“If we want peace, we need to prepare for peace.” Peace Train Panel Discussion, Nov. 22
"If we want peace, we need to prepare for peace.”
That was the message
shared by Lyn Adamson, co-chair of Voices of Women for Peace during her
presentation at “Peace and Justice for the War Weary,” a panel discussion at
Parkdale United Church in Ottawa on Nov. 22.
The event, sponsored by the Peace Train, also heard from panelists Walter Dorn, professor of defence studies at Royal Military College in Kingston and Alex Neve, a human rights lawyer and professor at the University of Ottawa.
One of the earliest memories for Adamson, who was born in 1951, was the Cuban missile crisis of the early 1960s. “I didn’t think I would live to be 65,” she said.
But she did, and that experience helped convince her to dedicate her life to promoting peace. During her career one thing she learned was “we have agency. We can have failures, and he can get discouraged. But we have no option but to keep going.”
For Adamson, peace isn’t just what happens internationally. “We need places to nurture our hearts,” she said. “We need to grow personally and as a community.”
Hearing the stories about the Peace Train, she said “that’s what the Train did” as participants grew closer while sharing stories.
“We need big, bold ideas like the Peace Train today,” she said, adding that along with addressing international issues, peacemakers today need to keep in mind the issues on the minds of their neighbours, such as affordability.
Of the money being spent by the Canadian government on the military, she said: “Think of what we could do with that?” to address local issues.
Dorn began his comments by saying “I feel a bond in my heart with you” to the Peace Trainers.
He added that although the group was small, they “represent a portion of the populace that longs for peace.”
In Dorn’s work at the Royal Military College, he teaches people who have put “country above self.” While that is praiseworthy, now we need more people who “put humanity over country,” he said.

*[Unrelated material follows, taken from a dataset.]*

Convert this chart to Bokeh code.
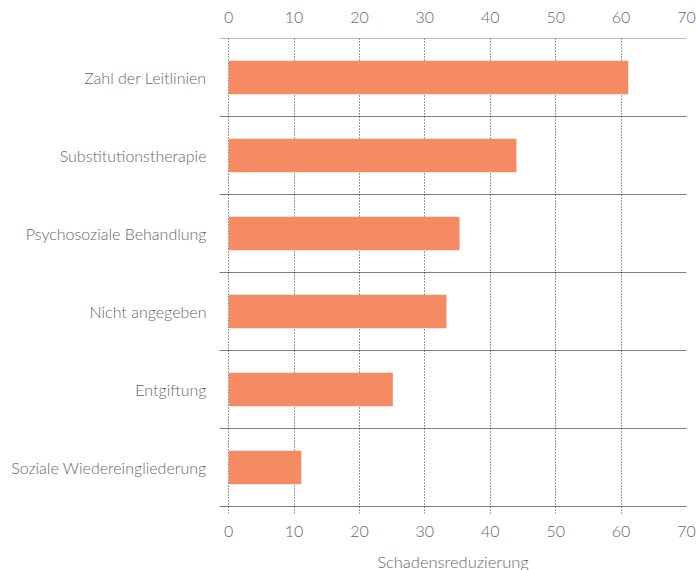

Noting that Canada is being pressured to provide two per cent of GDP for NATO and other military spending, Dorn said there isn’t a similar pressure for the country to meet its target of providing 0.7 per cent of GDP for development—a goal set by former Canadian Prime Minister Lester Pearson through the World Bank’s Pearson Commission in 1969 and agreed to by the rich countries of the world.
That goal, which was adopted by the United Nations in 1970, sets the minimum level of funding rich countries like Canada should provide to the developing world through Official Development Assistance.
Unfortunately, Dorn said, Canada’s foreign aid spending has been well below that target. In 2023 it only provided 0.38 percent, or half of the target—unlike countries such as Sweden, Norway, Denmark the United Kingdom and The Netherlands which meet or exceed that goal each year.
Dorn went on to say that Canada has also fallen behind in peacekeeping, a program it used to be a leader in.
Where the country once had as many as 3,000 peacekeepers in hotspots around the world, today is has only 31, he said—military, police and civilians.
Neve made the connection between human rights and peace, saying they “could not be more interconnected and interdependent.”
The rules-based international order that helped to protect human rights “is frayed and imploding” he said, something that will only become more challenging after the recent U.S. presidential election.
There are a “staggering number” of human rights crises around the world today, Neve said, mentioning countries like Ukraine, Sudan, Haiti, Yemen and Gaza/Palestine.
Above it all is the climate crisis, which threatens all humanity, he said, the greatest human rights crises the world “has ever faced.”
“There is no more important time for Canada to step up,” Neve stated, noting that while Canada once was leader in protecting human rights it has been lagging in recent years.
“Peace begins with human rights,” he concluded. “That is all on our shoulders.”